An interesting idea to address DOS is to charge the PROPOSER penalty for each transaction that ends up not having minimum gas.

Then it will be up to the proposer to execute or may be find a lighter way of ensuring the block is not filled with no-gas transactions.

An interesting idea to address DOS

Please spell out exactly how the DOS works. I am willing to believe there is one but do not currently see any.

In this proposal it is possible for miners to include invalid transactions (the state root is not yet updated, so stateless clients would not be able to validate blocks if we were asserting on transaction validation). However, if including miners are given the full transaction fee then this is equivalent to how things work today.

Miners today are capable of mining empty blocks and sometimes do. This is not a DOS. Any miner which mines an empty block has reduced their own revenue and left the revenue of everybody else unchanged.

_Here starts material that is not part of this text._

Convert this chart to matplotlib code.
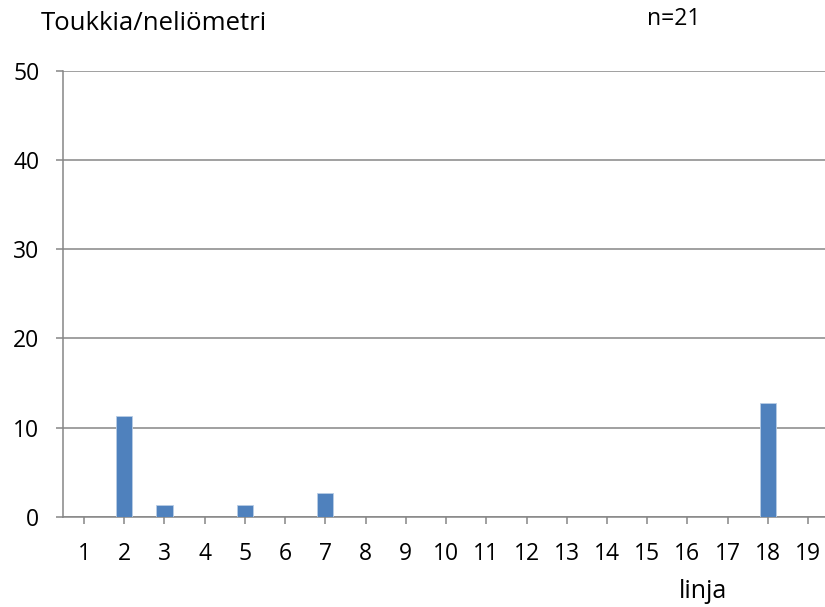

Miners under the current Alaska proposal are allowed to include invalid transactions. Any miner who does so has lost revenue but not reduced the revenue of any other miner. It is possible to pre-process the transaction queue and predict the results of executing any candidate transaction, so miners will be 100% capable of knowing ahead of time whether the transactions they are including are valid.

May be I did not understand the proposal correctly …

If you are pre-processing transactions, isn’t it equivalent to block transaction execution? If you are executing all transactions in a block, then I guess you will have state root.

Or you are saying that updating the state root is much more computationally intense than executing the block but not updating the root?)